Soares broke his cover story early and told them he was with the British Special Forces, which resulted in him failing the challenge.

Matt Hancock during his interrogation (Pete Dadds/Channel 4)
Matt Hancock during his interrogation (Pete Dadds/Channel 4)

Hancock and Shakes-Drayton were further tested with the MP made to pour a buck of ice cold water over the former Olympic athlete’s head.

The treatment broke Shakes-Drayton who confessed what their true mission was, prompting Hancock to also agree, and she was later removed from the course.

Interrogator Dilksy also told Hancock that he had wound him up with his lies, adding: “You f****** look down your nose at people like me with contempt. You’ve got no f****** power here, my pedigree chum” before a bucket of ice water was poured over him.

Lloyd and Gates also had to endure the ice bucket treatment, which caused the TV star to break, but their performances were praised by the interrogators.

The remaining trio of contestants – Gates, Lloyd and Hancock – had to face one final test of endurance, which was designed to replicate combat under fire.

Final three contestants (Pete Dadds/Channel 4)
Final three contestants (Pete Dadds/Channel 4)

While wearing their full kits, they had to drag tyres and carry logs through swampy waters before having to carry jerry cans up a barren road.

For the final part of the task, each recruit had to hang from a bar suspended in the air for as long as they could.

Lloyd immediately dropped while Hancock held on for 1.10 minutes and Gates 1.20 minutes.

While he was suspended, Gates, who was runner-up to Will Young on Pop Idol in 2002, could be heard saying in a piece to camera: “When I was a 17-year-old boy, I entered a TV talent show. I made the final but didn’t win.

“It was hard at the time. But 20 years on I wanted to prove to myself that I am strong and I can make it right down to the end and hopefully even win.”

As the directing staff consulted on who they would pass, they said Gates had “pretty much passed virtually everything” on the course had remained a “frontrunner” and “stoic” from the beginning.

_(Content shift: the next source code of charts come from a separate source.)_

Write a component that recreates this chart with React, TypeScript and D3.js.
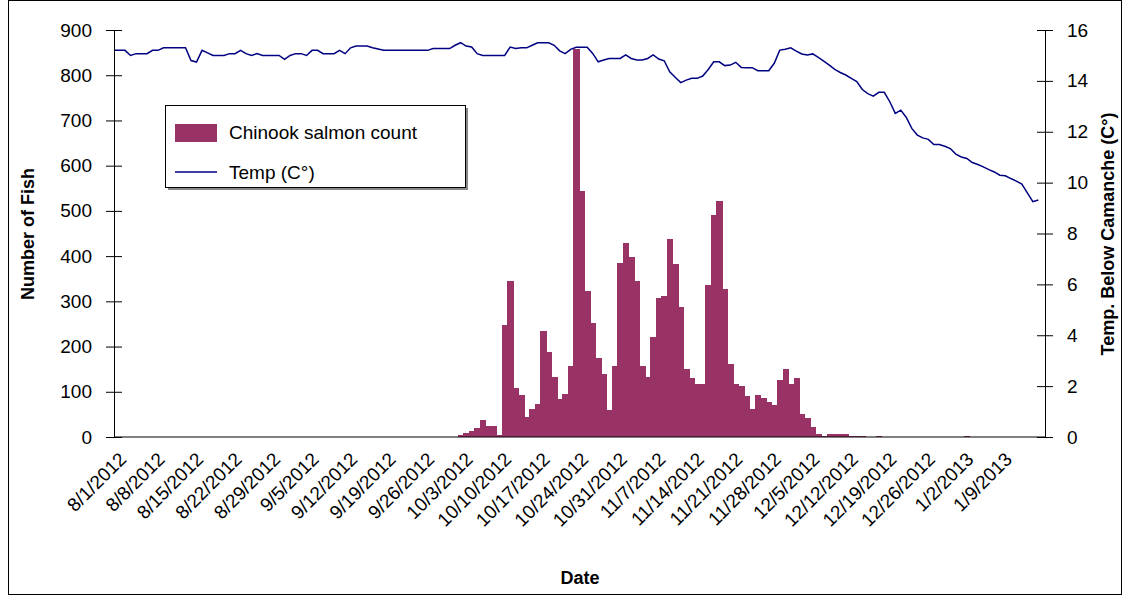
import { useEffect, useRef } from "react";
import * as d3 from "d3";

const START = new Date(2012, 7, 1);
const FIRST_FISH_DAY = 63;

// daily Chinook salmon counts starting 10/3/2012
const FISH = [
  4, 9, 13, 20, 37, 24, 24, 4, 247, 344, 108, 92, 44, 63, 72, 234, 187, 132, 83, 94,
  158, 858, 543, 322, 253, 174, 139, 59, 158, 384, 428, 397, 344, 158, 132, 222,
  307, 312, 438, 382, 287, 150, 130, 117, 117, 336, 491, 522, 327, 161, 117, 113,
  91, 62, 93, 86, 77, 71, 126, 150, 117, 130, 51, 42, 22, 7, 2, 7, 7, 7, 7, 2, 2, 2,
  0, 0, 2,
];
const LATE_FISH = [{ day: 155, n: 2 }];

// daily temperature from 8/1/2012
const TEMP = [
  15.2, 15.2, 15.2, 15.0, 15.07, 15.07, 15.07, 15.2, 15.2, 15.3, 15.3, 15.3, 15.3, 15.3,
  14.8, 14.74, 15.2, 15.1, 15.0, 15.0, 15.0, 15.07, 15.07, 15.2, 15.07, 15.0, 15.07,
  15.0, 15.0, 15.0, 15.0, 14.85, 15.0, 15.07, 15.07, 15.0, 15.2, 15.2, 15.07, 15.07,
  15.07, 15.2, 15.07, 15.3, 15.37, 15.37, 15.37, 15.3, 15.25, 15.2, 15.2, 15.2, 15.2,
  15.2, 15.2, 15.2, 15.2, 15.2, 15.27, 15.27, 15.27, 15.27, 15.4, 15.5, 15.37, 15.33,
  15.07, 15.0, 15.0, 15.0, 15.0, 15.0, 15.33, 15.27, 15.3, 15.3, 15.4, 15.5, 15.5,
  15.5, 15.4, 15.18, 15.07, 15.24, 15.32, 15.32, 15.32, 15.08, 14.75, 14.82, 14.88,
  14.88, 14.88, 15.02, 14.88, 14.82, 14.82, 14.88, 15.02, 14.86, 14.79, 14.36, 14.14,
  13.93, 14.03, 14.1, 14.1, 14.19, 14.45, 14.75, 14.75, 14.6, 14.62, 14.73, 14.53,
  14.52, 14.52, 14.4, 14.4, 14.4, 14.69, 15.21, 15.24, 15.3, 15.17, 15.06, 15.02,
  15.06, 14.92, 14.78, 14.62, 14.45, 14.33, 14.23, 14.1, 13.97, 13.66, 13.5, 13.4,
  13.55, 13.55, 13.18, 12.72, 12.85, 12.56, 12.13, 11.87, 11.76, 11.7, 11.5, 11.5,
  11.43, 11.34, 11.12, 11.01, 10.95, 10.79, 10.71, 10.62, 10.51, 10.42, 10.29, 10.27,
  10.16, 10.06, 9.94, 9.6, 9.25, 9.32,
];

const FISH_TICKS = [0, 100, 200, 300, 400, 500, 600, 700, 800, 900];
const TEMP_TICKS = [0, 2, 4, 6, 8, 10, 12, 14, 16];

const FONT = "Liberation Sans, Arial, sans-serif";
const BAR = "#993366";
const LINE = "#000080";

export default function App() {
  const svgRef = useRef<SVGSVGElement>(null);

  useEffect(() => {
    if (!svgRef.current) return;
    const svg = d3.select(svgRef.current);
    svg.selectAll("*").remove();

    const W = 1130, H = 596;
    const m = { left: 114, right: 1045, top: 30, bottom: 437 };
    const day = (i: number) => d3.timeDay.offset(START, i);

    const x = d3.scaleTime()
      .domain([START, d3.timeHour.offset(day(169), 5)])
      .range([m.left, m.right]);
    const y = d3.scaleLinear().domain([0, 900]).range([m.bottom, m.top]);
    const y2 = d3.scaleLinear().domain([0, 16]).range([m.bottom, m.top]);
    const bw = x(day(1)) - x(day(0));

    svg.append("rect").attr("x", 8.5).attr("y", 0.5).attr("width", 1113).attr("height", 594)
      .attr("fill", "white").attr("stroke", "#000");

    const bars = [
      ...FISH.map((n, i) => ({ day: FIRST_FISH_DAY + i, n })),
      ...LATE_FISH,
    ];
    svg.append("g").attr("shape-rendering", "crispEdges")
      .selectAll("rect").data(bars).join("rect")
      .attr("x", (d) => x(day(d.day)) - bw / 2)
      .attr("width", bw + 0.8)
      .attr("y", (d) => y(d.n))
      .attr("height", (d) => m.bottom - y(d.n))
      .attr("fill", BAR);

    const line = d3.line<number>()
      .x((_, i) => x(day(i)))
      .y((d) => y2(d));
    svg.append("path").datum(TEMP).attr("d", line)
      .attr("fill", "none").attr("stroke", LINE).attr("stroke-width", 1.5);

    // axes
    const styleAxis = (g: d3.Selection<SVGGElement, unknown, null, undefined>) => {
      g.select(".domain").attr("stroke", "#000");
      g.selectAll(".tick line").attr("stroke", "#000");
      g.selectAll(".tick text").attr("fill", "#000").attr("font-family", FONT).attr("font-size", 19);
    };
    svg.append("g").attr("transform", `translate(${m.left},0)`)
      .call(d3.axisLeft(y).tickValues(FISH_TICKS).tickSizeInner(8).tickSizeOuter(0).tickPadding(14))
      .call(styleAxis)
      .call((g) => g.selectAll(".tick line").attr("x2", -8).attr("x1", 8));
    svg.append("g").attr("transform", `translate(${m.right},0)`)
      .call(d3.axisRight(y2).tickValues(TEMP_TICKS).tickSizeInner(8).tickSizeOuter(0).tickPadding(14))
      .call(styleAxis)
      .call((g) => g.selectAll(".tick line").attr("x1", -8).attr("x2", 8));
    svg.append("line").attr("x1", m.left).attr("x2", m.right).attr("y1", m.bottom).attr("y2", m.bottom)
      .attr("stroke", "#000");

    const xt = d3.range(0, 162, 7).map(day);
    const fmt = d3.timeFormat("%-m/%-d/%Y");
    svg.append("g").selectAll("text").data(xt).join("text")
      .attr("transform", (d) => `translate(${x(d) + 4},${m.bottom + 14}) rotate(-45)`)
      .attr("text-anchor", "end")
      .attr("dy", "0.7em")
      .attr("font-family", FONT).attr("font-size", 19)
      .text((d) => fmt(d));

    // titles
    const bold = (t: string, tx: number, ty: number, rot = 0) =>
      svg.append("text").attr("transform", `translate(${tx},${ty}) rotate(${rot})`)
        .attr("text-anchor", "middle").attr("font-family", FONT).attr("font-size", 18)
        .attr("font-weight", "bold").text(t);
    bold("Number of Fish", 34, 234, -90);
    bold("Temp. Below Camanche (C°)", 1114, 234, -90);
    bold("Date", 580, 584);

    // legend
    const lg = svg.append("g").attr("transform", "translate(165,105)");
    lg.append("rect").attr("x", 3).attr("y", 3).attr("width", 300).attr("height", 82).attr("fill", "#888");
    lg.append("rect").attr("x", 0.5).attr("y", 0.5).attr("width", 300).attr("height", 82)
      .attr("fill", "white").attr("stroke", "#000");
    lg.append("rect").attr("x", 10).attr("y", 19).attr("width", 42).attr("height", 18).attr("fill", BAR);
    lg.append("line").attr("x1", 10).attr("x2", 52).attr("y1", 67).attr("y2", 67)
      .attr("stroke", LINE).attr("stroke-width", 1.5);
    lg.append("text").attr("x", 64).attr("y", 34).attr("font-family", FONT).attr("font-size", 19)
      .text("Chinook salmon count");
    lg.append("text").attr("x", 64).attr("y", 74).attr("font-family", FONT).attr("font-size", 19)
      .text("Temp (C°)");

    svg.attr("width", W).attr("height", H);
  }, []);

  return (
    <svg ref={svgRef} width={1130} height={596}
      style={{ position: "absolute", left: 0, top: 0, display: "block" }} />
  );
}
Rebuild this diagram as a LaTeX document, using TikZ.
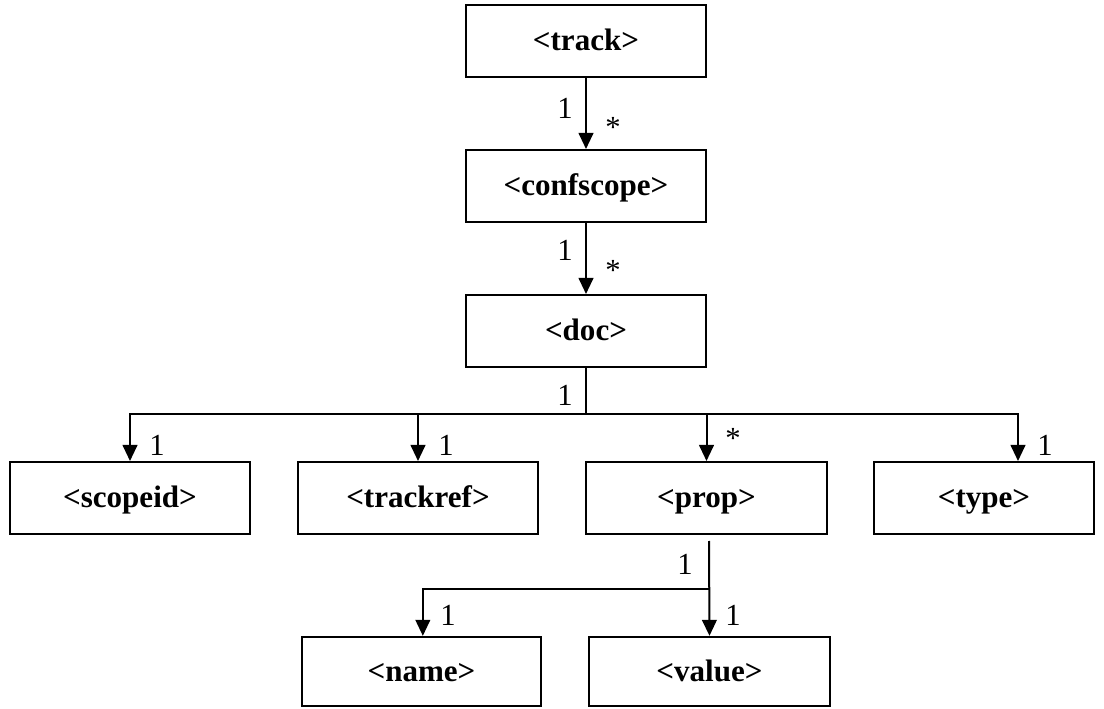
\documentclass[tikz,border=0pt]{standalone}
\usepackage{fontspec}
\setmainfont{Liberation Serif}
\usetikzlibrary{arrows.meta}
\begin{document}
\begin{tikzpicture}[x=0.75pt,y=-0.75pt,
  elem/.style={draw,line width=1.5pt,rectangle,inner sep=0pt,
    minimum width=180pt,minimum height=54pt,
    text height=18pt,text depth=3pt,
    font=\fontsize{23.3}{28}\selectfont\bfseries},
  mult/.style={inner sep=0pt,font=\fontsize{23}{28}\selectfont},
  link/.style={line width=1.5pt},
  arr/.style={line width=1.5pt,-{Triangle[length=12pt,width=11pt]}}]
\useasboundingbox (0,0) rectangle (1104,709);

% element boxes
\node[elem] (track)     at (586,41)  {<track>};
\node[elem] (confscope) at (586,186) {<confscope>};
\node[elem] (doc)       at (586,331) {<doc>};
\node[elem] (scopeid)   at (130,498) {<scopeid>};
\node[elem] (trackref)  at (418,498) {<trackref>};
\node[elem,minimum width=180.75pt] (prop) at (706.5,498) {<prop>};
\node[elem,minimum width=165pt] (type) at (984,498) {<type>};
\node[elem,minimum width=179.25pt,minimum height=52pt] (name)  at (421.5,671.5) {<name>};
\node[elem,minimum width=180.75pt,minimum height=52pt] (value) at (709.5,671.5) {<value>};

% track -> confscope -> doc
\draw[arr] (track.south) -- (confscope.north);
\draw[arr] (confscope.south) -- (doc.north);

% doc -> children
\coordinate (dj) at (586,414);
\draw[link] (doc.south) -- (dj);
\draw[arr] (dj) -| (scopeid.north);
\draw[arr] (dj) -| (trackref.north);
\draw[arr] (dj) -| (prop.north);
\draw[arr] (dj) -| ([xshift=25.5pt]type.north);

% prop -> children
\coordinate (ps) at (709,541);
\coordinate (pj) at (709,589);
\draw[arr] (ps) -- (value.north);
\draw[arr] (pj) -| ([xshift=1pt]name.north);

% multiplicities
\node[mult] (m1) at (565,108) {1};
\node[mult] (m2) at (613,127) {*};
\node[mult] (m3) at (565,250) {1};
\node[mult] (m4) at (613,270) {*};
\node[mult] (m5) at (565,395) {1};
\node[mult] (m6) at (157,445) {1};
\node[mult] (m7) at (446,445) {1};
\node[mult] (m8) at (733,438) {*};
\node[mult] (m9) at (1045,445) {1};
\node[mult] (m10) at (685,564) {1};
\node[mult] (m11) at (448,615) {1};
\node[mult] (m12) at (733,615) {1};
\end{tikzpicture}
\end{document}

They also praised Lloyd’s “great character” and “determination” but noted that she was not “physically strong enough” while they thought Hancock had “succeeded at most tasks” and “outworked many of the people on the course”.

After they announced Gates had successfully passed, he appeared overwhelmed with emotion and thanked the directing staff before his fellow contestants rushed to congratulate him.